- **GIVEN MATERIAL**
§ §

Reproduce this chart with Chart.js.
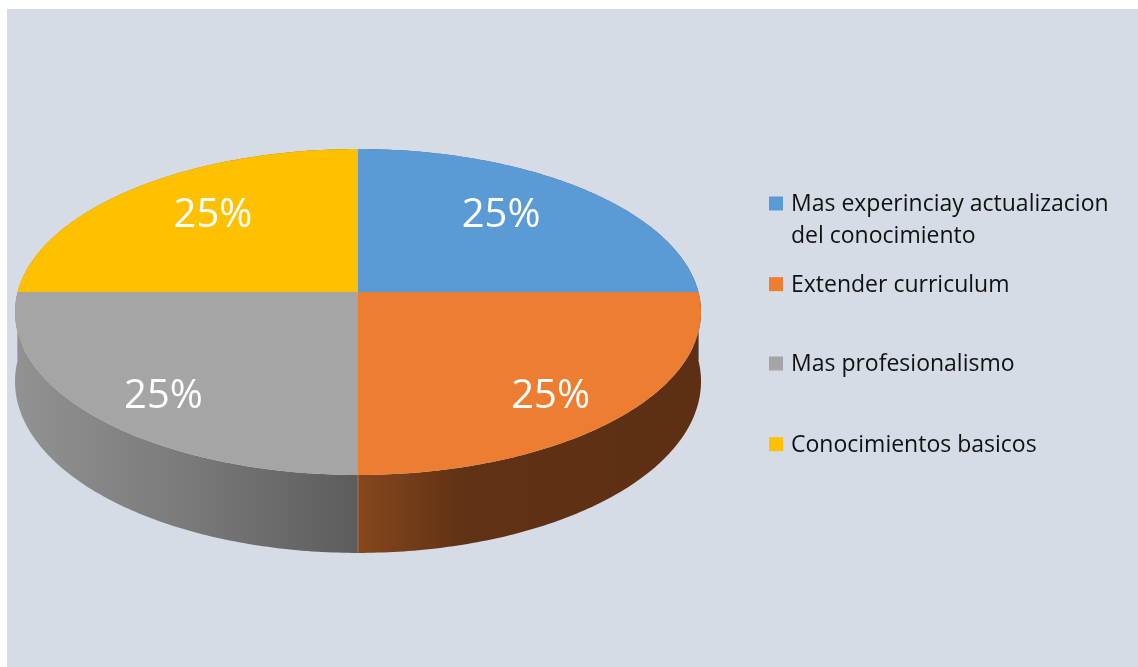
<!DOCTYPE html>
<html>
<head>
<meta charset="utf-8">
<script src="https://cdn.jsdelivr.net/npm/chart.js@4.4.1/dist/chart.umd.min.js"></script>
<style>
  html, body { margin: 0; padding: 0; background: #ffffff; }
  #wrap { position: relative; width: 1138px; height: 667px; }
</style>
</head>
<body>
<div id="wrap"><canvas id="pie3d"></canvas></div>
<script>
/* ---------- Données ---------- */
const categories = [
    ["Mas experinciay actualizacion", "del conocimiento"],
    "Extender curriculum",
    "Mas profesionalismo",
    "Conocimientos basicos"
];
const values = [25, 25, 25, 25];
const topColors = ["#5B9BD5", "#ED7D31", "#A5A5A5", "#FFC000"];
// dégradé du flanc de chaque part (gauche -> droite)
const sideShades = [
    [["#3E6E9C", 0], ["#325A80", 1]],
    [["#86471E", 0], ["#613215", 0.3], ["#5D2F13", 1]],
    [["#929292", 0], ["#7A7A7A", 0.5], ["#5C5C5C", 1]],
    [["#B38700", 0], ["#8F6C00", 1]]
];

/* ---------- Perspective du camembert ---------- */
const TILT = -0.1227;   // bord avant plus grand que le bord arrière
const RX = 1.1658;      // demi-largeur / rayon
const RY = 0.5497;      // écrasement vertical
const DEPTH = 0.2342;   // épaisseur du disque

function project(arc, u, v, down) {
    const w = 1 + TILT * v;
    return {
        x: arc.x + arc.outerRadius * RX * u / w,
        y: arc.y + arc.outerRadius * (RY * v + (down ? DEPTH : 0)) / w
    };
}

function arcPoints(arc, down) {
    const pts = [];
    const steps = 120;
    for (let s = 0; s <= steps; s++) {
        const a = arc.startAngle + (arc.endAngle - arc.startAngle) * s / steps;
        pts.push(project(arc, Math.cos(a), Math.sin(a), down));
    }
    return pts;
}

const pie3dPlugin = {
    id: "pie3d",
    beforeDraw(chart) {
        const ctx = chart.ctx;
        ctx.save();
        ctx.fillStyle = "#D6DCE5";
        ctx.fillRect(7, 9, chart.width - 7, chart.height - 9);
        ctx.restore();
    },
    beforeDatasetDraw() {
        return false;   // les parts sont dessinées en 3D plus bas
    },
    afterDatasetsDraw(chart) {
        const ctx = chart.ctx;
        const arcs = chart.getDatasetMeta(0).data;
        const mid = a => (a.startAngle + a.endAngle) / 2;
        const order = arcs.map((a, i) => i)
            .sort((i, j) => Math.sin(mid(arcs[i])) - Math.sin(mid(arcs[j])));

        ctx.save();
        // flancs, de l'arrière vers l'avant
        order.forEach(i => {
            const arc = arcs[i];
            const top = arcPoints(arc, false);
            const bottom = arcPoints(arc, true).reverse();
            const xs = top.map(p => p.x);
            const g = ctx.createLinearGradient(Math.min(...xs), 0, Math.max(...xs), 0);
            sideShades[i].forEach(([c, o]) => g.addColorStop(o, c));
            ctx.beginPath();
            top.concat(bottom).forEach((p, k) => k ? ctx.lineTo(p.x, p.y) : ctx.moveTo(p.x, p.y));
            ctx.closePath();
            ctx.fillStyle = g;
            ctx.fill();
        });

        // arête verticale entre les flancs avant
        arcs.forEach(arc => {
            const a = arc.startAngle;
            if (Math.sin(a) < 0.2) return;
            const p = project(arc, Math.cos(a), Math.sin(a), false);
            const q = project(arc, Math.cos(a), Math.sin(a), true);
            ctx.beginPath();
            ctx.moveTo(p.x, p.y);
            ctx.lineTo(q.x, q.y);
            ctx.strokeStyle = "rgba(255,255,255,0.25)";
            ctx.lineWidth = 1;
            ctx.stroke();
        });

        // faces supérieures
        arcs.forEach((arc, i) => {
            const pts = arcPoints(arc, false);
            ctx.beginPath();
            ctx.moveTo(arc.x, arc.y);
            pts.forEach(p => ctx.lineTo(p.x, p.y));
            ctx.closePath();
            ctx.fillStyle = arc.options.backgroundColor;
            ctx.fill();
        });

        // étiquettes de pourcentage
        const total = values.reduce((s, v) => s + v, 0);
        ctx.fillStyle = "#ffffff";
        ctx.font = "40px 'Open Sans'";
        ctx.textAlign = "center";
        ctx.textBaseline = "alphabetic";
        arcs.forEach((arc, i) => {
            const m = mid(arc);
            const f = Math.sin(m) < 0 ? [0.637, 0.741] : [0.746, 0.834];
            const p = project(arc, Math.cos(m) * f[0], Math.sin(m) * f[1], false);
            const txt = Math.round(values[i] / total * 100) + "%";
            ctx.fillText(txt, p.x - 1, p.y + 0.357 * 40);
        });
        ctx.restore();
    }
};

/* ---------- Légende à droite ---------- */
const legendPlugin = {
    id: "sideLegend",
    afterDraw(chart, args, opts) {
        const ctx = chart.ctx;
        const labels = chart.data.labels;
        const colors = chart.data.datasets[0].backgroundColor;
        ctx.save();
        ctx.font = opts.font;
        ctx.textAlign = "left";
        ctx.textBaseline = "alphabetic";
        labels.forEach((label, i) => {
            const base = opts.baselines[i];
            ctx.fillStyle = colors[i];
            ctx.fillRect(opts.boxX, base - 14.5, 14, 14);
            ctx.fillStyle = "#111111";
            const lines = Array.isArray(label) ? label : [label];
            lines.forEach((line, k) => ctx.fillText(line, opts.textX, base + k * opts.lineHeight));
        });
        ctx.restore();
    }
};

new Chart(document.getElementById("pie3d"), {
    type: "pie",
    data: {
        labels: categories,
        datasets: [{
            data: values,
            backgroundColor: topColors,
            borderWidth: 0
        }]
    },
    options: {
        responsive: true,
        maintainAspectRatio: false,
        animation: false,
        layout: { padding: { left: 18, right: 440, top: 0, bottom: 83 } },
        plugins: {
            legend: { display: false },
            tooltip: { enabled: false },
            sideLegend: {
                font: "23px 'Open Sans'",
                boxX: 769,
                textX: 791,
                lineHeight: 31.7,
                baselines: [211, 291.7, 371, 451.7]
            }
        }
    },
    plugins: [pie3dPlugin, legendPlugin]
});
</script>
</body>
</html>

§ §

- **TASK DIRECTIONS**
Copy the material above in full and exactly, skipping pictures.

- **FINAL RESULT**
Reproduce this chart with Chart.js.
<!DOCTYPE html>
<html>
<head>
<meta charset="utf-8">
<script src="https://cdn.jsdelivr.net/npm/chart.js@4.4.1/dist/chart.umd.min.js"></script>
<style>
  html, body { margin: 0; padding: 0; background: #ffffff; }
  #wrap { position: relative; width: 1138px; height: 667px; }
</style>
</head>
<body>
<div id="wrap"><canvas id="pie3d"></canvas></div>
<script>
/* ---------- Données ---------- */
const categories = [
    ["Mas experinciay actualizacion", "del conocimiento"],
    "Extender curriculum",
    "Mas profesionalismo",
    "Conocimientos basicos"
];
const values = [25, 25, 25, 25];
const topColors = ["#5B9BD5", "#ED7D31", "#A5A5A5", "#FFC000"];
// dégradé du flanc de chaque part (gauche -> droite)
const sideShades = [
    [["#3E6E9C", 0], ["#325A80", 1]],
    [["#86471E", 0], ["#613215", 0.3], ["#5D2F13", 1]],
    [["#929292", 0], ["#7A7A7A", 0.5], ["#5C5C5C", 1]],
    [["#B38700", 0], ["#8F6C00", 1]]
];

/* ---------- Perspective du camembert ---------- */
const TILT = -0.1227;   // bord avant plus grand que le bord arrière
const RX = 1.1658;      // demi-largeur / rayon
const RY = 0.5497;      // écrasement vertical
const DEPTH = 0.2342;   // épaisseur du disque

function project(arc, u, v, down) {
    const w = 1 + TILT * v;
    return {
        x: arc.x + arc.outerRadius * RX * u / w,
        y: arc.y + arc.outerRadius * (RY * v + (down ? DEPTH : 0)) / w
    };
}

function arcPoints(arc, down) {
    const pts = [];
    const steps = 120;
    for (let s = 0; s <= steps; s++) {
        const a = arc.startAngle + (arc.endAngle - arc.startAngle) * s / steps;
        pts.push(project(arc, Math.cos(a), Math.sin(a), down));
    }
    return pts;
}

const pie3dPlugin = {
    id: "pie3d",
    beforeDraw(chart) {
        const ctx = chart.ctx;
        ctx.save();
        ctx.fillStyle = "#D6DCE5";
        ctx.fillRect(7, 9, chart.width - 7, chart.height - 9);
        ctx.restore();
    },
    beforeDatasetDraw() {
        return false;   // les parts sont dessinées en 3D plus bas
    },
    afterDatasetsDraw(chart) {
        const ctx = chart.ctx;
        const arcs = chart.getDatasetMeta(0).data;
        const mid = a => (a.startAngle + a.endAngle) / 2;
        const order = arcs.map((a, i) => i)
            .sort((i, j) => Math.sin(mid(arcs[i])) - Math.sin(mid(arcs[j])));

        ctx.save();
        // flancs, de l'arrière vers l'avant
        order.forEach(i => {
            const arc = arcs[i];
            const top = arcPoints(arc, false);
            const bottom = arcPoints(arc, true).reverse();
            const xs = top.map(p => p.x);
            const g = ctx.createLinearGradient(Math.min(...xs), 0, Math.max(...xs), 0);
            sideShades[i].forEach(([c, o]) => g.addColorStop(o, c));
            ctx.beginPath();
            top.concat(bottom).forEach((p, k) => k ? ctx.lineTo(p.x, p.y) : ctx.moveTo(p.x, p.y));
            ctx.closePath();
            ctx.fillStyle = g;
            ctx.fill();
        });

        // arête verticale entre les flancs avant
        arcs.forEach(arc => {
            const a = arc.startAngle;
            if (Math.sin(a) < 0.2) return;
            const p = project(arc, Math.cos(a), Math.sin(a), false);
            const q = project(arc, Math.cos(a), Math.sin(a), true);
            ctx.beginPath();
            ctx.moveTo(p.x, p.y);
            ctx.lineTo(q.x, q.y);
            ctx.strokeStyle = "rgba(255,255,255,0.25)";
            ctx.lineWidth = 1;
            ctx.stroke();
        });

        // faces supérieures
        arcs.forEach((arc, i) => {
            const pts = arcPoints(arc, false);
            ctx.beginPath();
            ctx.moveTo(arc.x, arc.y);
            pts.forEach(p => ctx.lineTo(p.x, p.y));
            ctx.closePath();
            ctx.fillStyle = arc.options.backgroundColor;
            ctx.fill();
        });

        // étiquettes de pourcentage
        const total = values.reduce((s, v) => s + v, 0);
        ctx.fillStyle = "#ffffff";
        ctx.font = "40px 'Open Sans'";
        ctx.textAlign = "center";
        ctx.textBaseline = "alphabetic";
        arcs.forEach((arc, i) => {
            const m = mid(arc);
            const f = Math.sin(m) < 0 ? [0.637, 0.741] : [0.746, 0.834];
            const p = project(arc, Math.cos(m) * f[0], Math.sin(m) * f[1], false);
            const txt = Math.round(values[i] / total * 100) + "%";
            ctx.fillText(txt, p.x - 1, p.y + 0.357 * 40);
        });
        ctx.restore();
    }
};

/* ---------- Légende à droite ---------- */
const legendPlugin = {
    id: "sideLegend",
    afterDraw(chart, args, opts) {
        const ctx = chart.ctx;
        const labels = chart.data.labels;
        const colors = chart.data.datasets[0].backgroundColor;
        ctx.save();
        ctx.font = opts.font;
        ctx.textAlign = "left";
        ctx.textBaseline = "alphabetic";
        labels.forEach((label, i) => {
            const base = opts.baselines[i];
            ctx.fillStyle = colors[i];
            ctx.fillRect(opts.boxX, base - 14.5, 14, 14);
            ctx.fillStyle = "#111111";
            const lines = Array.isArray(label) ? label : [label];
            lines.forEach((line, k) => ctx.fillText(line, opts.textX, base + k * opts.lineHeight));
        });
        ctx.restore();
    }
};

new Chart(document.getElementById("pie3d"), {
    type: "pie",
    data: {
        labels: categories,
        datasets: [{
            data: values,
            backgroundColor: topColors,
            borderWidth: 0
        }]
    },
    options: {
        responsive: true,
        maintainAspectRatio: false,
        animation: false,
        layout: { padding: { left: 18, right: 440, top: 0, bottom: 83 } },
        plugins: {
            legend: { display: false },
            tooltip: { enabled: false },
            sideLegend: {
                font: "23px 'Open Sans'",
                boxX: 769,
                textX: 791,
                lineHeight: 31.7,
                baselines: [211, 291.7, 371, 451.7]
            }
        }
    },
    plugins: [pie3dPlugin, legendPlugin]
});
</script>
</body>
</html>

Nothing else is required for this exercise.